#### AIM OF THE EXERCISE
Copy out the listing that follows exactly, dropping every picture.

-- start DATA EXTRACT --

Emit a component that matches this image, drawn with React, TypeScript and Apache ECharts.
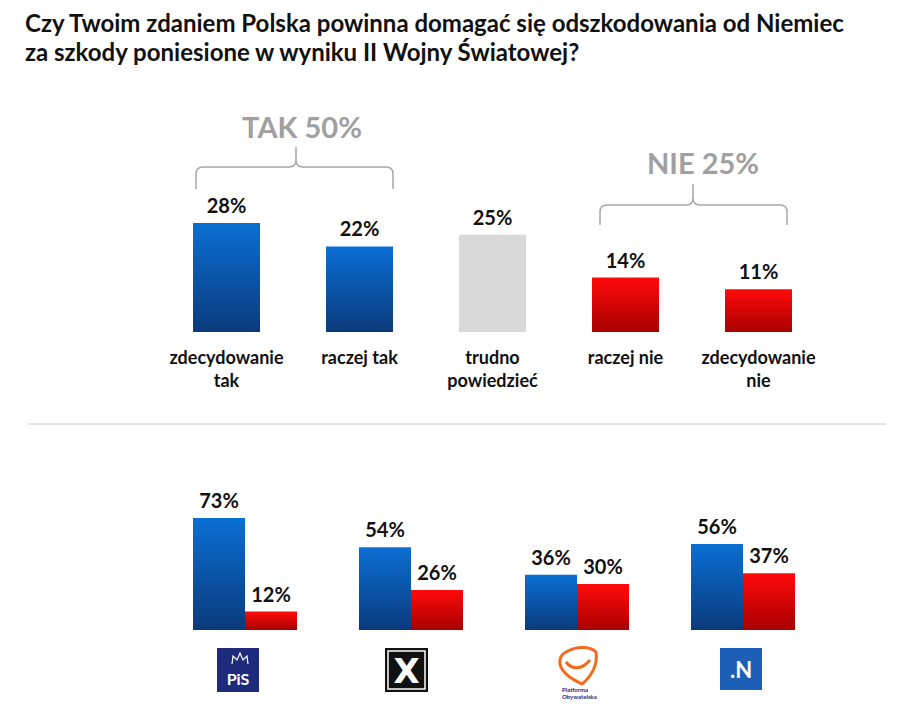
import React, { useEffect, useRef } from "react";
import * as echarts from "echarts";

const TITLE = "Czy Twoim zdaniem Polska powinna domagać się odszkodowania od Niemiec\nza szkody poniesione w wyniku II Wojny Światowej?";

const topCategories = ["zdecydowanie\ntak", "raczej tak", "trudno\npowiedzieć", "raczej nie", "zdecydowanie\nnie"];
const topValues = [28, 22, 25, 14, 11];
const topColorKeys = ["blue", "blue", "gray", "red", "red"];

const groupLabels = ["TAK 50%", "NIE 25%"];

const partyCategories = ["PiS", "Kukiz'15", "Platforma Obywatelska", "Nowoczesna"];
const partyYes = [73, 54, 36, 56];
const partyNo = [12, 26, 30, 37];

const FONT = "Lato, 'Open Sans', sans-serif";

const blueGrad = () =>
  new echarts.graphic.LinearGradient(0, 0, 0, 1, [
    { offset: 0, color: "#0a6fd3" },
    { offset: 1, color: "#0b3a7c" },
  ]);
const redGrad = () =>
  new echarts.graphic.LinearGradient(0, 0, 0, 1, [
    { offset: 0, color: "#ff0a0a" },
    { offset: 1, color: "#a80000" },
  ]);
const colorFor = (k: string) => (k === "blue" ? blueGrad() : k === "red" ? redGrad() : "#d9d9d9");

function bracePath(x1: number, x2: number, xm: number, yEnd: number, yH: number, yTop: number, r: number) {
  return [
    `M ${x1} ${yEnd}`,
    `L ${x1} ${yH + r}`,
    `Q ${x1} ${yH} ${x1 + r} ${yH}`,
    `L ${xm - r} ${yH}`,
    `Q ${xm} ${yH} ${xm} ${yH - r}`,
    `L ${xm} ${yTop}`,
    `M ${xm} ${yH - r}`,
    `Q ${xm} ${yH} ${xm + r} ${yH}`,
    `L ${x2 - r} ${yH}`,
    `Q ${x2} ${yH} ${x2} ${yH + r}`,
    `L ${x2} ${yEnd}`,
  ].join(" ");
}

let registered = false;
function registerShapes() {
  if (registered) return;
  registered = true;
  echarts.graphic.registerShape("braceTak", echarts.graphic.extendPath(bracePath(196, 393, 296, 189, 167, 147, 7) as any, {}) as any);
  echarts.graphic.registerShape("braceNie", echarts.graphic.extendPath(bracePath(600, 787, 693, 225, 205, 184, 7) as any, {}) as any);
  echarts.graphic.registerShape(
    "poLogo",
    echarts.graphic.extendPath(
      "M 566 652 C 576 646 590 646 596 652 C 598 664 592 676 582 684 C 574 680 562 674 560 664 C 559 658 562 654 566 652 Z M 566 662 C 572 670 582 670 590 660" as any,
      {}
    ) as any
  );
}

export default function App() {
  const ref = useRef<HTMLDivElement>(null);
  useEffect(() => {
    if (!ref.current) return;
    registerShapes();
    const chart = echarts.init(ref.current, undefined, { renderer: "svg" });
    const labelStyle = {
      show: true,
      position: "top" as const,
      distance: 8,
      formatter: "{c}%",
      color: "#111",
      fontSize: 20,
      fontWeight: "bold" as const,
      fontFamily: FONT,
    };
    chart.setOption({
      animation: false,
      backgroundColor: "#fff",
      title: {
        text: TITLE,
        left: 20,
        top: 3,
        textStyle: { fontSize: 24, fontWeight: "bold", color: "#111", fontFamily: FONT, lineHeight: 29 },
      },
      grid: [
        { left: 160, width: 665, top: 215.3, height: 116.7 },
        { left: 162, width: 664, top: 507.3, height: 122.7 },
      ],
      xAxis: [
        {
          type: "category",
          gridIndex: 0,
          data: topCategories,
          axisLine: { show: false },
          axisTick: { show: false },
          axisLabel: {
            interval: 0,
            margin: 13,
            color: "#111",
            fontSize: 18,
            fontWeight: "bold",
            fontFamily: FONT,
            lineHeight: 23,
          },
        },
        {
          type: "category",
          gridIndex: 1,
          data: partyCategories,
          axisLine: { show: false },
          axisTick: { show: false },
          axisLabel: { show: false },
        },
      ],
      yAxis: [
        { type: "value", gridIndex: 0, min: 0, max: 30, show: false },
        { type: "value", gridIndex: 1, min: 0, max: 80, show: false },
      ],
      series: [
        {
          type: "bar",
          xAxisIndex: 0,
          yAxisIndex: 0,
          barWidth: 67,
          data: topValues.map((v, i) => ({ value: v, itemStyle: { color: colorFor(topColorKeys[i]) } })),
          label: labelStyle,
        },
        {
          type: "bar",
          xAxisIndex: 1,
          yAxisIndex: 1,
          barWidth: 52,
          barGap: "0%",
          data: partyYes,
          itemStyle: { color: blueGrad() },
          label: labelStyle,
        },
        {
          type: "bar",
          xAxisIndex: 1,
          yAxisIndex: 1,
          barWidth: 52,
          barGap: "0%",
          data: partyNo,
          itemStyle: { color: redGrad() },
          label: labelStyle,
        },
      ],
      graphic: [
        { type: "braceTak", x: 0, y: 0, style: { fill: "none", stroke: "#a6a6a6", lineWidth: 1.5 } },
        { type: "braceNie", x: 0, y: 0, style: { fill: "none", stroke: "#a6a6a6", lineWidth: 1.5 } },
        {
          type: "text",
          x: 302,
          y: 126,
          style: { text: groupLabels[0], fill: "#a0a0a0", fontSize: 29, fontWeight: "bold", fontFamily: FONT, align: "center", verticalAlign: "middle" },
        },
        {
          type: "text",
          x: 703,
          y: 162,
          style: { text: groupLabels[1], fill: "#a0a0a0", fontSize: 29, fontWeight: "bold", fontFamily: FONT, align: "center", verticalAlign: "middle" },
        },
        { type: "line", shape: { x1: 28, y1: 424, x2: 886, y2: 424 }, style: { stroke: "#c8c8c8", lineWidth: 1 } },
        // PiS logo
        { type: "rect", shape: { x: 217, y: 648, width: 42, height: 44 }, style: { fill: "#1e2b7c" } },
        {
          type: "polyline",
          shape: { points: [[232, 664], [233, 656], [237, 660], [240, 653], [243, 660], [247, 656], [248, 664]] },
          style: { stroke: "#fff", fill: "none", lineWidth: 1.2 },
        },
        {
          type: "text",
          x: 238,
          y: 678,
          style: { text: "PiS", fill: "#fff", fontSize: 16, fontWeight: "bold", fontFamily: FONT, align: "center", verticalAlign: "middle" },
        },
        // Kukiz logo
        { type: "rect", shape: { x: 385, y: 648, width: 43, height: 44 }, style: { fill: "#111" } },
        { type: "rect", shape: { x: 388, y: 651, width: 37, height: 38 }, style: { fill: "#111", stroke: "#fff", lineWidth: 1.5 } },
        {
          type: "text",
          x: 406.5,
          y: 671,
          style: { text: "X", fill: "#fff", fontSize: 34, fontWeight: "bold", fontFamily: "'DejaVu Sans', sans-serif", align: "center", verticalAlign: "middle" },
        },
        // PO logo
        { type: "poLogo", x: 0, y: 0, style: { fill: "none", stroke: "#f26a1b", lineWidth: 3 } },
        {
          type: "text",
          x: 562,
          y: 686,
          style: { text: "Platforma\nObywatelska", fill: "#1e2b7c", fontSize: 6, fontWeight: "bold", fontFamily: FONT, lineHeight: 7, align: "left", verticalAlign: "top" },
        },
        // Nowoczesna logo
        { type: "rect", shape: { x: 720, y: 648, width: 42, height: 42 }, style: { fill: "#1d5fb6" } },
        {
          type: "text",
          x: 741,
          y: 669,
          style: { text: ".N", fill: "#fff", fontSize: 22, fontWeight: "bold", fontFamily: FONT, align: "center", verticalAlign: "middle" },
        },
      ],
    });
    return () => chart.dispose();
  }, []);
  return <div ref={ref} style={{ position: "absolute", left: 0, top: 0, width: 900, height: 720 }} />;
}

-- end DATA EXTRACT --

#### EXERCISE SOLUTION
Emit a component that matches this image, drawn with React, TypeScript and Apache ECharts.
import React, { useEffect, useRef } from "react";
import * as echarts from "echarts";

const TITLE = "Czy Twoim zdaniem Polska powinna domagać się odszkodowania od Niemiec\nza szkody poniesione w wyniku II Wojny Światowej?";

const topCategories = ["zdecydowanie\ntak", "raczej tak", "trudno\npowiedzieć", "raczej nie", "zdecydowanie\nnie"];
const topValues = [28, 22, 25, 14, 11];
const topColorKeys = ["blue", "blue", "gray", "red", "red"];

const groupLabels = ["TAK 50%", "NIE 25%"];

const partyCategories = ["PiS", "Kukiz'15", "Platforma Obywatelska", "Nowoczesna"];
const partyYes = [73, 54, 36, 56];
const partyNo = [12, 26, 30, 37];

const FONT = "Lato, 'Open Sans', sans-serif";

const blueGrad = () =>
  new echarts.graphic.LinearGradient(0, 0, 0, 1, [
    { offset: 0, color: "#0a6fd3" },
    { offset: 1, color: "#0b3a7c" },
  ]);
const redGrad = () =>
  new echarts.graphic.LinearGradient(0, 0, 0, 1, [
    { offset: 0, color: "#ff0a0a" },
    { offset: 1, color: "#a80000" },
  ]);
const colorFor = (k: string) => (k === "blue" ? blueGrad() : k === "red" ? redGrad() : "#d9d9d9");

function bracePath(x1: number, x2: number, xm: number, yEnd: number, yH: number, yTop: number, r: number) {
  return [
    `M ${x1} ${yEnd}`,
    `L ${x1} ${yH + r}`,
    `Q ${x1} ${yH} ${x1 + r} ${yH}`,
    `L ${xm - r} ${yH}`,
    `Q ${xm} ${yH} ${xm} ${yH - r}`,
    `L ${xm} ${yTop}`,
    `M ${xm} ${yH - r}`,
    `Q ${xm} ${yH} ${xm + r} ${yH}`,
    `L ${x2 - r} ${yH}`,
    `Q ${x2} ${yH} ${x2} ${yH + r}`,
    `L ${x2} ${yEnd}`,
  ].join(" ");
}

let registered = false;
function registerShapes() {
  if (registered) return;
  registered = true;
  echarts.graphic.registerShape("braceTak", echarts.graphic.extendPath(bracePath(196, 393, 296, 189, 167, 147, 7) as any, {}) as any);
  echarts.graphic.registerShape("braceNie", echarts.graphic.extendPath(bracePath(600, 787, 693, 225, 205, 184, 7) as any, {}) as any);
  echarts.graphic.registerShape(
    "poLogo",
    echarts.graphic.extendPath(
      "M 566 652 C 576 646 590 646 596 652 C 598 664 592 676 582 684 C 574 680 562 674 560 664 C 559 658 562 654 566 652 Z M 566 662 C 572 670 582 670 590 660" as any,
      {}
    ) as any
  );
}

export default function App() {
  const ref = useRef<HTMLDivElement>(null);
  useEffect(() => {
    if (!ref.current) return;
    registerShapes();
    const chart = echarts.init(ref.current, undefined, { renderer: "svg" });
    const labelStyle = {
      show: true,
      position: "top" as const,
      distance: 8,
      formatter: "{c}%",
      color: "#111",
      fontSize: 20,
      fontWeight: "bold" as const,
      fontFamily: FONT,
    };
    chart.setOption({
      animation: false,
      backgroundColor: "#fff",
      title: {
        text: TITLE,
        left: 20,
        top: 3,
        textStyle: { fontSize: 24, fontWeight: "bold", color: "#111", fontFamily: FONT, lineHeight: 29 },
      },
      grid: [
        { left: 160, width: 665, top: 215.3, height: 116.7 },
        { left: 162, width: 664, top: 507.3, height: 122.7 },
      ],
      xAxis: [
        {
          type: "category",
          gridIndex: 0,
          data: topCategories,
          axisLine: { show: false },
          axisTick: { show: false },
          axisLabel: {
            interval: 0,
            margin: 13,
            color: "#111",
            fontSize: 18,
            fontWeight: "bold",
            fontFamily: FONT,
            lineHeight: 23,
          },
        },
        {
          type: "category",
          gridIndex: 1,
          data: partyCategories,
          axisLine: { show: false },
          axisTick: { show: false },
          axisLabel: { show: false },
        },
      ],
      yAxis: [
        { type: "value", gridIndex: 0, min: 0, max: 30, show: false },
        { type: "value", gridIndex: 1, min: 0, max: 80, show: false },
      ],
      series: [
        {
          type: "bar",
          xAxisIndex: 0,
          yAxisIndex: 0,
          barWidth: 67,
          data: topValues.map((v, i) => ({ value: v, itemStyle: { color: colorFor(topColorKeys[i]) } })),
          label: labelStyle,
        },
        {
          type: "bar",
          xAxisIndex: 1,
          yAxisIndex: 1,
          barWidth: 52,
          barGap: "0%",
          data: partyYes,
          itemStyle: { color: blueGrad() },
          label: labelStyle,
        },
        {
          type: "bar",
          xAxisIndex: 1,
          yAxisIndex: 1,
          barWidth: 52,
          barGap: "0%",
          data: partyNo,
          itemStyle: { color: redGrad() },
          label: labelStyle,
        },
      ],
      graphic: [
        { type: "braceTak", x: 0, y: 0, style: { fill: "none", stroke: "#a6a6a6", lineWidth: 1.5 } },
        { type: "braceNie", x: 0, y: 0, style: { fill: "none", stroke: "#a6a6a6", lineWidth: 1.5 } },
        {
          type: "text",
          x: 302,
          y: 126,
          style: { text: groupLabels[0], fill: "#a0a0a0", fontSize: 29, fontWeight: "bold", fontFamily: FONT, align: "center", verticalAlign: "middle" },
        },
        {
          type: "text",
          x: 703,
          y: 162,
          style: { text: groupLabels[1], fill: "#a0a0a0", fontSize: 29, fontWeight: "bold", fontFamily: FONT, align: "center", verticalAlign: "middle" },
        },
        { type: "line", shape: { x1: 28, y1: 424, x2: 886, y2: 424 }, style: { stroke: "#c8c8c8", lineWidth: 1 } },
        // PiS logo
        { type: "rect", shape: { x: 217, y: 648, width: 42, height: 44 }, style: { fill: "#1e2b7c" } },
        {
          type: "polyline",
          shape: { points: [[232, 664], [233, 656], [237, 660], [240, 653], [243, 660], [247, 656], [248, 664]] },
          style: { stroke: "#fff", fill: "none", lineWidth: 1.2 },
        },
        {
          type: "text",
          x: 238,
          y: 678,
          style: { text: "PiS", fill: "#fff", fontSize: 16, fontWeight: "bold", fontFamily: FONT, align: "center", verticalAlign: "middle" },
        },
        // Kukiz logo
        { type: "rect", shape: { x: 385, y: 648, width: 43, height: 44 }, style: { fill: "#111" } },
        { type: "rect", shape: { x: 388, y: 651, width: 37, height: 38 }, style: { fill: "#111", stroke: "#fff", lineWidth: 1.5 } },
        {
          type: "text",
          x: 406.5,
          y: 671,
          style: { text: "X", fill: "#fff", fontSize: 34, fontWeight: "bold", fontFamily: "'DejaVu Sans', sans-serif", align: "center", verticalAlign: "middle" },
        },
        // PO logo
        { type: "poLogo", x: 0, y: 0, style: { fill: "none", stroke: "#f26a1b", lineWidth: 3 } },
        {
          type: "text",
          x: 562,
          y: 686,
          style: { text: "Platforma\nObywatelska", fill: "#1e2b7c", fontSize: 6, fontWeight: "bold", fontFamily: FONT, lineHeight: 7, align: "left", verticalAlign: "top" },
        },
        // Nowoczesna logo
        { type: "rect", shape: { x: 720, y: 648, width: 42, height: 42 }, style: { fill: "#1d5fb6" } },
        {
          type: "text",
          x: 741,
          y: 669,
          style: { text: ".N", fill: "#fff", fontSize: 22, fontWeight: "bold", fontFamily: FONT, align: "center", verticalAlign: "middle" },
        },
      ],
    });
    return () => chart.dispose();
  }, []);
  return <div ref={ref} style={{ position: "absolute", left: 0, top: 0, width: 900, height: 720 }} />;
}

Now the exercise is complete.